In the cells of palm trees, humans, and some single-celled microorganisms, DNA gets bent the same way. Now, by studying the 3-D structure of proteins bound to DNA in microbes called Archaea, CU Boulder and Howard Hughes Medical Institute (HHMI) researchers have turned up surprising similarities to DNA packing in more complicated organisms.
“If you look at the nitty gritty, it’s identical,” said Karolin Luger, a professor of Chemistry and Biochemistry at CU Boulder and an HHMI Investigator. “It just blows my mind.”
The archaeal DNA folding, described today in the journal Science, hints at the evolutionary origins of genome folding, a process that involves bending DNA and one that is remarkably conserved across all eukaryotes (organisms that have a defined nucleus surrounded by a membrane).
Like Eukarya and Bacteria, Archaea represent one of the three domains of life. But Archaea are thought to include the closest living relatives to an ancient ancestor that first hit on the idea of folding DNA.

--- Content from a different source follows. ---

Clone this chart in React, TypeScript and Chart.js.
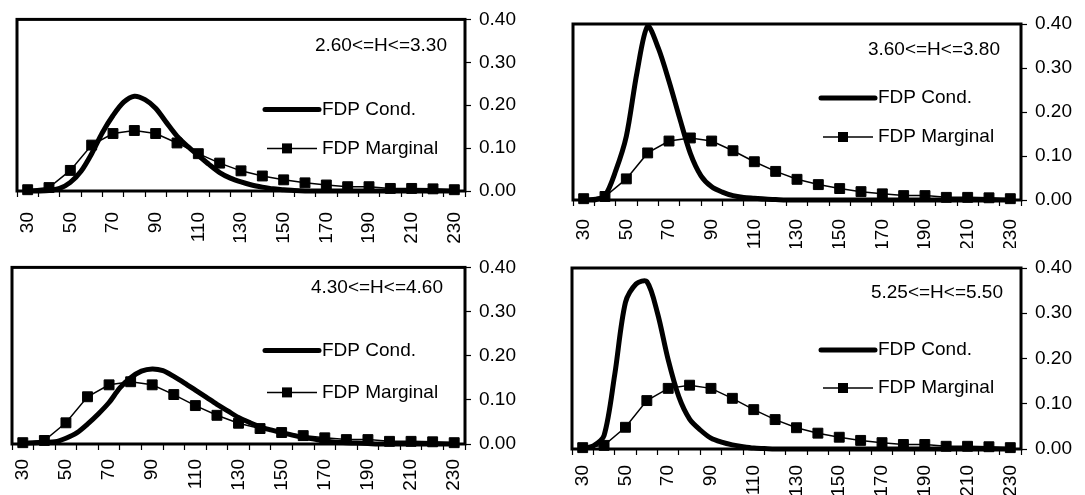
import React, { useEffect, useRef } from 'react';
import { Chart, registerables } from 'chart.js';

Chart.register(...registerables);

// ---------- DATA ----------
const categories = [30, 40, 50, 60, 70, 80, 90, 100, 110, 120, 130, 140, 150, 160, 170, 180, 190, 200, 210, 220, 230];
const fineX = [30, 35, 40, 45, 50, 55, 60, 65, 70, 75, 80, 85, 90, 95, 100, 105, 110, 115, 120, 125, 130, 135, 140, 145, 150, 155, 160, 165, 170, 175, 180, 185, 190, 195, 200, 205, 210, 215, 220, 225, 230];
const xTickLabels = ['30', '50', '70', '90', '110', '130', '150', '170', '190', '210', '230'];

const marginal = [0.003, 0.008, 0.048, 0.107, 0.134, 0.141, 0.134, 0.112, 0.087, 0.065, 0.047, 0.035, 0.026, 0.019, 0.014, 0.010, 0.010, 0.006, 0.006, 0.005, 0.003];

const condA = [0, 0, 0.001, 0.006, 0.02, 0.046, 0.087, 0.136, 0.176, 0.207, 0.221, 0.213, 0.193, 0.16, 0.128, 0.104, 0.083, 0.062, 0.043, 0.03, 0.021, 0.014, 0.009, 0.005, 0.003, 0.001, 0, 0, 0, 0, 0, 0, 0, 0, 0, 0, 0, 0, 0, 0, 0];
const condB = [0, 0, 0.01, 0.066, 0.145, 0.29, 0.395, 0.345, 0.27, 0.186, 0.106, 0.055, 0.03, 0.018, 0.01, 0.006, 0.004, 0.002, 0.001, 0, 0, 0, 0, 0, 0, 0, 0, 0, 0, 0, 0, 0, 0, 0, 0, 0, 0, 0, 0, 0, 0];
const condC = [0.002, 0.003, 0.004, 0.005, 0.013, 0.025, 0.045, 0.068, 0.094, 0.127, 0.15, 0.165, 0.17, 0.166, 0.153, 0.138, 0.122, 0.106, 0.09, 0.075, 0.06, 0.049, 0.039, 0.032, 0.026, 0.02, 0.015, 0.011, 0.007, 0.004, 0.003, 0.002, 0.001, 0, 0, 0, 0, 0, 0, 0, 0];
const condD = [0.001, 0.007, 0.03, 0.165, 0.324, 0.365, 0.37, 0.3, 0.197, 0.115, 0.066, 0.042, 0.024, 0.015, 0.009, 0.005, 0.002, 0.001, 0, 0, 0, 0, 0, 0, 0, 0, 0, 0, 0, 0, 0, 0, 0, 0, 0, 0, 0, 0, 0, 0, 0];

const rangeLabels = ['2.60<=H<=3.30', '3.60<=H<=3.80', '4.30<=H<=4.60', '5.25<=H<=5.50'];
const seriesNames = ['FDP Cond.', 'FDP Marginal'];
const condSeries = [condA, condB, condC, condD];

// ---------- LAYOUT (page coordinates) ----------
const PANELS = [
  { canvas: { x: 0, y: 0, w: 548, h: 248 }, box: { l: 17, t: 17, r: 465, b: 191 }, ann: { dx: 18, dy: 26 }, rows: [90, 129], labelPad: 15 },
  { canvas: { x: 548, y: 0, w: 537, h: 248 }, box: { l: 573, t: 24, r: 1021, b: 200 }, ann: { dx: 21, dy: 26 }, rows: [74, 113], labelPad: 13 },
  { canvas: { x: 0, y: 248, w: 548, h: 247 }, box: { l: 12, t: 263, r: 465, b: 444 }, ann: { dx: 22, dy: 20 }, rows: [83, 125], labelPad: 9 },
  { canvas: { x: 548, y: 248, w: 537, h: 247 }, box: { l: 572, t: 268, r: 1021, b: 449 }, ann: { dx: 18, dy: 25 }, rows: [82, 120], labelPad: 10 },
];

const FONT_FAMILY = '"Liberation Sans", Arial, Helvetica, sans-serif';
const FONT_SIZE = 19;

function Panel({ idx }: { idx: number }) {
  const ref = useRef<HTMLCanvasElement | null>(null);
  const p = PANELS[idx];

  useEffect(() => {
    if (!ref.current) return;
    const YW = p.canvas.x + p.canvas.w - p.box.r;
    const XH = p.canvas.y + p.canvas.h - p.box.b;
    const padding = {
      left: p.box.l - p.canvas.x,
      top: p.box.t - p.canvas.y,
      right: 0,
      bottom: 0,
    };

    const framePlugin = {
      id: 'frame' + idx,
      beforeDatasetsDraw(chart: any) {
        const { left, top, right, bottom } = chart.chartArea;
        const ctx = chart.ctx;
        ctx.save();
        ctx.lineWidth = 3;
        ctx.strokeStyle = '#000';
        ctx.strokeRect(left, top, right - left, bottom - top);
        ctx.restore();
      },
      afterDraw(chart: any) {
        const { top, right } = chart.chartArea;
        const ctx = chart.ctx;
        ctx.save();
        ctx.fillStyle = '#000';
        ctx.strokeStyle = '#000';
        ctx.font = `${FONT_SIZE}px ${FONT_FAMILY}`;
        ctx.textBaseline = 'middle';
        // range annotation
        ctx.textAlign = 'right';
        ctx.fillText(rangeLabels[idx], right - p.ann.dx, top + p.ann.dy);
        // legend row 1
        const y1 = top + p.rows[0];
        ctx.lineWidth = 5;
        ctx.lineCap = 'round';
        ctx.beginPath();
        ctx.moveTo(right - 200, y1);
        ctx.lineTo(right - 146, y1);
        ctx.stroke();
        ctx.textAlign = 'left';
        ctx.fillText(seriesNames[0], right - 143, y1);
        // legend row 2
        const y2 = top + p.rows[1];
        ctx.lineWidth = 1.5;
        ctx.lineCap = 'butt';
        ctx.beginPath();
        ctx.moveTo(right - 198, y2);
        ctx.lineTo(right - 148, y2);
        ctx.stroke();
        ctx.fillRect(right - 178 - 5, y2 - 5, 10, 10);
        ctx.fillText(seriesNames[1], right - 143, y2);
        ctx.restore();
      },
    };

    const chart = new Chart(ref.current, {
      type: 'line',
      data: {
        datasets: [
          {
            label: seriesNames[0],
            data: fineX.map((x, i) => ({ x, y: condSeries[idx][i] })),
            borderColor: '#000',
            backgroundColor: '#000',
            borderWidth: 5,
            pointRadius: 0,
            tension: 0.3,
            clip: false,
            borderJoinStyle: 'round',
            borderCapStyle: 'round',
          } as any,
          {
            label: seriesNames[1],
            data: categories.map((x, i) => ({ x, y: marginal[i] })),
            borderColor: '#000',
            backgroundColor: '#000',
            borderWidth: 1.5,
            pointStyle: 'rect',
            pointRadius: 7,
            pointBorderWidth: 1,
            tension: 0,
            clip: false,
          } as any,
        ],
      },
      options: {
        animation: false,
        responsive: false,
        devicePixelRatio: 1,
        layout: { padding },
        plugins: { legend: { display: false }, tooltip: { enabled: false } },
        scales: {
          x: {
            type: 'linear',
            min: 25,
            max: 235,
            afterFit(scale: any) { scale.height = XH; },
            border: { display: false },
            grid: {
              display: true,
              drawOnChartArea: false,
              drawTicks: true,
              tickLength: 6,
              tickWidth: 1.2,
              tickColor: (ctx: any) => (ctx.tick && Math.round(ctx.tick.value) % 10 === 5 ? '#000' : 'rgba(0,0,0,0)'),
            },
            ticks: {
              stepSize: 5,
              autoSkip: false,
              minRotation: 90,
              maxRotation: 90,
              padding: p.labelPad,
              color: '#000',
              font: { family: FONT_FAMILY, size: FONT_SIZE },
              callback: (v: any) => (xTickLabels.includes(String(v)) ? String(v) : ''),
            },
          },
          y: {
            position: 'right',
            min: 0,
            max: 0.4,
            afterFit(scale: any) { scale.width = YW; },
            border: { display: false },
            grid: {
              display: true,
              drawOnChartArea: false,
              drawTicks: true,
              tickLength: 6,
              tickWidth: 1.2,
              tickColor: '#000',
            },
            ticks: {
              stepSize: 0.1,
              padding: 8,
              color: '#000',
              font: { family: FONT_FAMILY, size: FONT_SIZE },
              callback: (v: any) => Number(v).toFixed(2),
            },
          },
        },
      },
      plugins: [framePlugin],
    } as any);
    return () => chart.destroy();
  }, [idx]);

  return (
    <div style={{ position: 'absolute', left: p.canvas.x, top: p.canvas.y, width: p.canvas.w, height: p.canvas.h }}>
      <canvas ref={ref} width={p.canvas.w} height={p.canvas.h} style={{ display: 'block' }} />
    </div>
  );
}

export default function App() {
  return (
    <div style={{ position: 'absolute', left: 0, top: 0, width: 1085, height: 495, background: '#fff', overflow: 'hidden' }}>
      {PANELS.map((_, i) => (
        <Panel key={i} idx={i} />
      ))}
    </div>
  );
}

Scientists have long known that cells in all eukaryotes, from fish to trees to people, pack DNA in exactly the same way. DNA strands are wound around a ‘hockey puck’ composed of eight histone proteins, forming what’s called a nucleosome. Nucleosomes are strung together on a strand of DNA, forming a “beads on a string” structure. The universal conservation of this genetic necklace raises the question of its origin.

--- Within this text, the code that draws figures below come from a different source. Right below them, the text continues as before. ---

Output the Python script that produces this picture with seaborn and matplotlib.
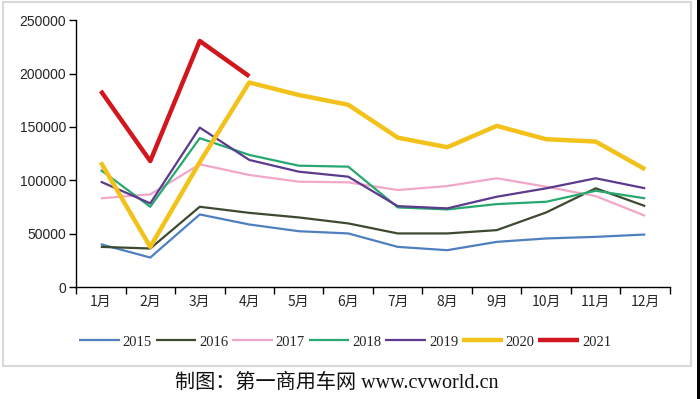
import numpy as np
import pandas as pd
import matplotlib
matplotlib.use("Agg")
import matplotlib.pyplot as plt
import seaborn as sns
from matplotlib.patches import Rectangle

sns.set_theme(style="white")
plt.rcParams['font.family'] = ['Noto Sans CJK SC', 'DejaVu Sans']

months = ['1月', '2月', '3月', '4月', '5月', '6月', '7月', '8月', '9月', '10月', '11月', '12月']
years = ['2015', '2016', '2017', '2018', '2019', '2020', '2021']

sales_2015 = [40100, 27600, 68000, 58600, 52300, 50200, 37600, 34500, 42300, 45500, 47000, 49200]
sales_2016 = [37600, 36100, 75200, 69500, 65200, 59600, 50200, 50200, 53300, 69900, 92500, 75800]
sales_2017 = [83100, 86800, 115000, 105000, 98700, 98100, 90900, 94600, 101900, 94000, 85200, 66700]
sales_2018 = [109700, 75200, 139500, 123800, 113700, 112800, 74600, 72700, 77700, 79900, 90200, 83100]
sales_2019 = [98700, 78400, 149400, 119100, 108100, 103400, 75800, 73700, 84600, 92500, 101900, 92500]
sales_2020 = [116900, 37600, 117000, 191700, 180000, 170800, 140000, 131000, 151000, 138500, 136300, 110300]
sales_2021 = [183800, 118000, 230600, 197500]

colors = ['#4f7fbf', '#3d4a30', '#f2a7c9', '#27a86e', '#5c3a8e', '#f2c21b', '#d2161e']
widths = [1.6, 1.6, 1.6, 1.6, 1.6, 3.2, 3.2]

series = [sales_2015, sales_2016, sales_2017, sales_2018, sales_2019, sales_2020, sales_2021]
rows = []
for yr, vals in zip(years, series):
    for i, v in enumerate(vals):
        rows.append({'month': i, 'year': yr, 'sales': v})
df = pd.DataFrame(rows)

fig = plt.figure(figsize=(7, 3.99), dpi=100)
ax = fig.add_axes([0.1086, 0.2807, 0.8485, 0.6685])

for yr, c, lw in zip(years, colors, widths):
    sub = df[df['year'] == yr]
    sns.lineplot(data=sub, x='month', y='sales', ax=ax, color=c, linewidth=lw,
                 label=yr, solid_capstyle='butt')

ax.set_xlim(-0.5, 11.5)
ax.set_ylim(0, 250000)
ax.set_yticks(np.arange(0, 250001, 50000))
ax.set_yticklabels([str(v) for v in range(0, 250001, 50000)], fontsize=10,
                   family=['Liberation Sans', 'DejaVu Sans'])
ax.set_xticks(np.arange(-0.5, 12, 1))
ax.set_xticklabels([])
ax.set_xticks(np.arange(12), minor=True)
ax.set_xticklabels(months, minor=True, fontsize=10)
ax.tick_params(axis='x', which='major', direction='out', length=5, width=1, color='black', bottom=True)
ax.tick_params(axis='x', which='minor', length=0, pad=6)
ax.tick_params(axis='y', direction='out', length=5, width=1, color='black', left=True, pad=2)
ax.set_xlabel('')
ax.set_ylabel('')
for s in ['top', 'right']:
    ax.spines[s].set_visible(False)
for s in ['left', 'bottom']:
    ax.spines[s].set_color('black')
    ax.spines[s].set_linewidth(1)

leg = ax.legend(loc='center', ncol=7, frameon=False,
                handlelength=2.8, handletextpad=0.2, columnspacing=0.25,
                prop={'family': ['Liberation Serif', 'DejaVu Serif'], 'size': 10.5})
leg.set_bbox_to_anchor((345 / 700, 1 - 342 / 399), transform=fig.transFigure)

fig.patches.append(Rectangle((3 / 700, 1 - 366 / 399), 688 / 700, 364 / 399,
                             transform=fig.transFigure, fill=False,
                             edgecolor='#d9d9d9', linewidth=1.5))
fig.patches.append(Rectangle((697 / 700, 0), 3 / 700, 1, transform=fig.transFigure,
                             facecolor='black', edgecolor='none'))

fig.text(337 / 700, 1 - 383 / 399, '制图：第一商用车网 www.cvworld.cn', ha='center', va='center',
         fontsize=14.5, color='#111111', family=['Liberation Serif', 'Noto Sans CJK SC'])

fig.savefig('out.png', dpi=100)
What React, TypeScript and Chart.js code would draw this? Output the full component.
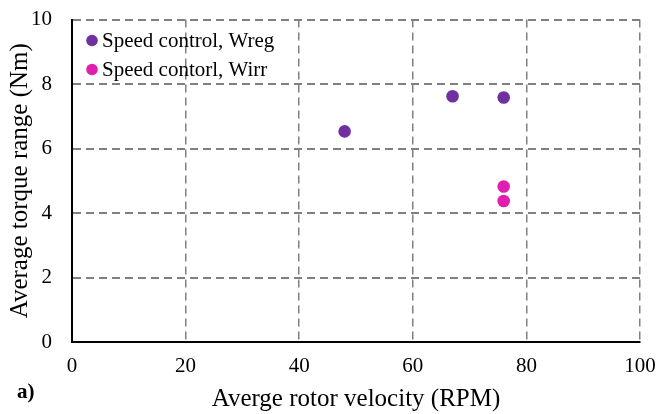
import React, { useEffect, useRef } from "react";
import { Chart, registerables } from "chart.js";

Chart.register(...registerables);

const seriesNames = ["Speed control, Wreg", "Speed contorl, Wirr"];
const seriesColors = ["#7030A0", "#E01FB0"];
const wregX = [48, 67, 76];
const wregY = [6.53, 7.62, 7.58];
const wirrX = [76, 76];
const wirrY = [4.82, 4.37];
const xTitle = "Averge rotor velocity (RPM)";
const yTitle = "Average torque range (Nm)";
const panelLabel = "a)";

const FONT = "'Liberation Serif', 'Times New Roman', serif";

const overlayPlugin = {
  id: "overlay",
  afterDraw(chart: any) {
    const ctx = chart.ctx;
    const area = chart.chartArea;
    ctx.save();
    // legend
    const ds = chart.data.datasets;
    ctx.font = `21px ${FONT}`;
    ctx.textBaseline = "middle";
    ctx.textAlign = "left";
    ds.forEach((d: any, i: number) => {
      const cy = area.top + 21 + i * 29;
      const cx = area.left + 20;
      ctx.fillStyle = d.backgroundColor;
      ctx.beginPath();
      ctx.arc(cx, cy, 5.8, 0, Math.PI * 2);
      ctx.fill();
      ctx.fillStyle = "#000";
      ctx.fillText(d.label, cx + 10, cy + 1);
    });
    // panel label
    ctx.font = `bold 21px ${FONT}`;
    ctx.fillStyle = "#000";
    ctx.fillText(panelLabel, 17, 393);
    ctx.restore();
  },
};

export default function App() {
  const ref = useRef<HTMLCanvasElement | null>(null);
  useEffect(() => {
    if (!ref.current) return;
    const chart = new Chart(ref.current, {
      type: "scatter",
      data: {
        datasets: [
          {
            label: seriesNames[0],
            data: wregX.map((x, i) => ({ x, y: wregY[i] })),
            backgroundColor: seriesColors[0],
            borderWidth: 0,
            pointRadius: 6.3,
            pointHoverRadius: 6.3,
          },
          {
            label: seriesNames[1],
            data: wirrX.map((x, i) => ({ x, y: wirrY[i] })),
            backgroundColor: seriesColors[1],
            borderWidth: 0,
            pointRadius: 6.3,
            pointHoverRadius: 6.3,
          },
        ],
      },
      options: {
        responsive: false,
        animation: false,
        events: [],
        layout: { padding: { left: 0, right: 17, top: 19.5, bottom: 0 } },
        plugins: { legend: { display: false }, tooltip: { enabled: false } },
        scales: {
          x: {
            type: "linear",
            min: 0,
            max: 100,
            afterFit: (s: any) => {
              s.height = 72;
              s.paddingLeft = 0;
              s.paddingRight = 0;
            },
            ticks: {
              stepSize: 20,
              padding: 11.5,
              color: "#000",
              font: { family: FONT, size: 21 },
              maxRotation: 0,
            },
            grid: { color: "#808080", lineWidth: 1.5, drawTicks: false },
            border: { display: true, color: "#000", width: 2, dash: [8, 5], z: 1 },
            title: {
              display: true,
              text: xTitle,
              color: "#000",
              font: { family: FONT, size: 25 },
              padding: { top: 0, bottom: 0 },
            },
          },
          y: {
            type: "linear",
            min: 0,
            max: 10,
            afterFit: (s: any) => {
              s.width = 72;
              s.paddingTop = 0;
              s.paddingBottom = 0;
            },
            ticks: {
              stepSize: 2,
              padding: 20,
              color: "#000",
              font: { family: FONT, size: 21 },
            },
            grid: { color: "#808080", lineWidth: 2, drawTicks: false },
            border: { display: true, color: "#000", width: 2, dash: [8, 5], z: 1 },
            title: {
              display: true,
              text: yTitle,
              color: "#000",
              font: { family: FONT, size: 25 },
              padding: { top: 5, bottom: 0 },
            },
          },
        },
      },
      plugins: [overlayPlugin],
    });
    return () => chart.destroy();
  }, []);
  return (
    <div style={{ position: "fixed", left: 0, top: 0, width: 657, height: 414, background: "#fff" }}>
      <canvas ref={ref} width={657} height={414} style={{ display: "block" }} />
    </div>
  );
}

If all eukaryotes have the same DNA bending style, “then it must have evolved in a common ancestor,” said study co-author John Reeve, a microbiologist at The Ohio State University. “But what that ancestor was, is a question no one asked.”

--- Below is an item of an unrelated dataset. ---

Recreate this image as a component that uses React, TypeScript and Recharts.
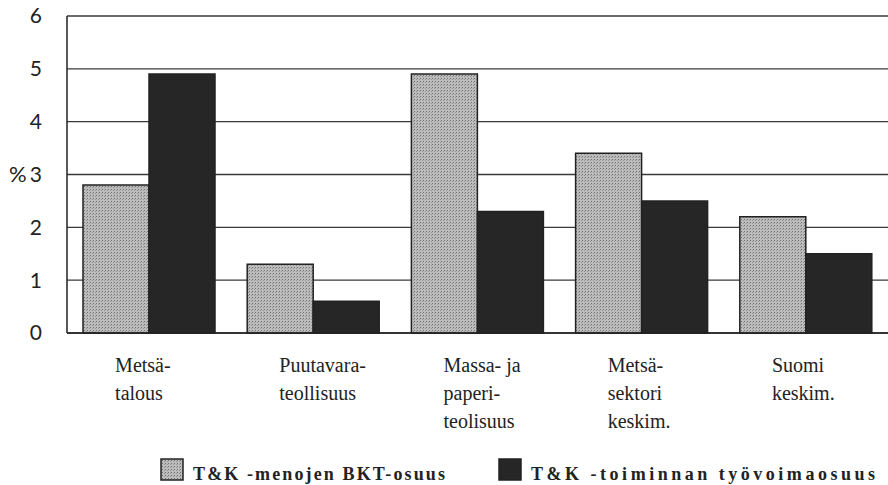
import { BarChart, Bar, XAxis, YAxis, CartesianGrid } from "recharts";

const categories = [
  ["Metsä-", "talous"],
  ["Puutavara-", "teollisuus"],
  ["Massa- ja", "paperi-", "teolisuus"],
  ["Metsä-", "sektori", "keskim."],
  ["Suomi", "keskim."],
];
const bktShare = [2.8, 1.3, 4.9, 3.4, 2.2];
const workforceShare = [4.9, 0.6, 2.3, 2.5, 1.5];
const yTicks = [0, 1, 2, 3, 4, 5, 6];

const seriesNames = ["T&K -menojen BKT-osuus", "T&K -toiminnan työvoimaosuus"];

const data = categories.map((lines, i) => ({
  name: lines.join(" "),
  bkt: bktShare[i],
  work: workforceShare[i],
}));

const FONT = '"Liberation Serif", "Times New Roman", serif';
const AXIS_FONT = 'Lato, "Open Sans", sans-serif';
const INK = "#222";

function CategoryTick({ x, y, payload, index }: any) {
  const lines = categories[index ?? 0] ?? [String(payload?.value ?? "")];
  return (
    <g>
      {lines.map((line: string, i: number) => (
        <text
          key={i}
          x={x - 34}
          y={y + 31 + i * 28}
          textAnchor="start"
          fontFamily={FONT}
          fontSize={20}
          fill={INK}
        >
          {line}
        </text>
      ))}
    </g>
  );
}

function Stipple({ id }: { id: string }) {
  return (
    <pattern id={id} width="3" height="3" patternUnits="userSpaceOnUse">
      <rect width="3" height="3" fill="#bdbdbd" />
      <rect x="0" y="0" width="1" height="1" fill="#6f6f6f" />
      <rect x="2" y="1" width="1" height="1" fill="#929292" />
    </pattern>
  );
}

// legend drawn outside the chart so it doesn't eat into the plot height
function LegendBox() {
  const items = [
    { label: seriesNames[0], fill: "url(#stipple2)", x: 161, tx: 193, len: 252 },
    { label: seriesNames[1], fill: "#262626", x: 499, tx: 531, len: 344 },
  ];
  return (
    <svg width={888} height={34} style={{ position: "absolute", left: 0, top: 451 }}>
      <defs>
        <Stipple id="stipple2" />
      </defs>
      {items.map((it) => (
        <g key={it.label}>
          <rect x={it.x} y={8} width={22} height={21} fill={it.fill} stroke={INK} strokeWidth={1.5} />
          <text
            x={it.tx}
            y={29}
            fontFamily={FONT}
            fontSize={18}
            fontWeight="bold"
            textLength={it.len}
            lengthAdjust="spacing"
            fill={INK}
          >
            {it.label}
          </text>
        </g>
      ))}
    </svg>
  );
}

export default function App() {
  return (
    <div style={{ position: "absolute", left: 0, top: 0, width: 888, height: 485, background: "#fff" }}>
      <BarChart
        width={888}
        height={485}
        data={data}
        margin={{ top: 16, right: 0, left: 0, bottom: 42 }}
        barCategoryGap={16}
        barGap={0}
      >
        <defs>
          <Stipple id="stipple" />
        </defs>
        <CartesianGrid vertical={false} stroke="#3a3a3a" strokeWidth={1.3} />
        <XAxis
          dataKey="name"
          height={110}
          tickLine={false}
          axisLine={{ stroke: INK, strokeWidth: 1.5 }}
          tick={<CategoryTick />}
          interval={0}
        />
        <YAxis
          width={67}
          domain={[0, 6]}
          ticks={yTicks}
          tickLine={false}
          axisLine={{ stroke: INK, strokeWidth: 1.5 }}
          tickMargin={19}
          tick={{ fontFamily: AXIS_FONT, fontSize: 21, fill: INK }}
          label={{ value: "%", position: "insideLeft", offset: 9, fontFamily: AXIS_FONT, fontSize: 22, fill: INK }}
        />
        <Bar dataKey="bkt" name={seriesNames[0]} fill="url(#stipple)" stroke={INK} strokeWidth={1.5} isAnimationActive={false} />
        <Bar dataKey="work" name={seriesNames[1]} fill="#262626" stroke={INK} strokeWidth={1.5} isAnimationActive={false} />
      </BarChart>
      <LegendBox />
    </div>
  );
}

Earlier work by Reeve had turned up histone proteins in archaeal cells. But, Archaea are prokaryotes (microgorganisms without a defined nucleus), so it wasn’t clear just what those histone proteins were doing. By examining the detailed structure of a crystal that contained DNA bound to archaeal histones, the new study reveals exactly how DNA packing works.
Luger and her colleagues wanted to make crystals of the histone-DNA complex in Methanothermus fervidus, a heat-loving archaeal species. Then, they wanted to bombard the crystals with X-rays. This technique, called X-ray crystallography, yields precise information about the position of each and every amino acid and nucleotide in the molecules being studied. But growing the crystals was tricky (the histones would stick to any given stretch of DNA, making it hard to create consistent histone-DNA structures), and making sense of the data they could get was no easy feat.
“It was a very gnarly crystallographic problem,” said Luger.
Yet Luger and her colleagues persisted. The researchers revealed that despite using a single type of histone (and not four as do eukaryotes), the Archaea were folding DNA in a very familiar way, creating the same sort of bends as those found in eukaryotic nucleosomes.
But there were differences, too. Instead of individual beads on a string, the archaeal DNA formed a long superhelix, a single, large curve of already twisty DNA strands.
“In Archaea, you have one single building block,” Luger said. “There is nothing to stop it. It’s almost like it’s a continuous nucleosome, really.”
This superhelix formation, it turns out, is important. When CU Boulder postdoctoral researcher Francesca Mattiroli, together with Thomas Santangelo’s lab at Colorado State University, created mutations that interfered with this structure, the cells had trouble growing under stressful conditions. What’s more, the cells seemed to not be using a set of their genes properly.
“It’s clear with these mutations that they can’t form these stretches,” Mattiroli said.
The results suggest that the archaeal DNA folding is an early prototype of the eukaryotic nucleosome.
“I don’t think there’s any doubt that it’s ancestral,” Reeve said.
Still, many questions remain. Luger says she’d like to look for the missing link—a nucleosome-like structure that bridges the gap between the simple archaeal fold and the elaborate nucleosome found in eukaryotes, which can pack a huge amount of DNA into a small space and regulate gene behavior in many ways.
“How did we get from here to there?” she asks.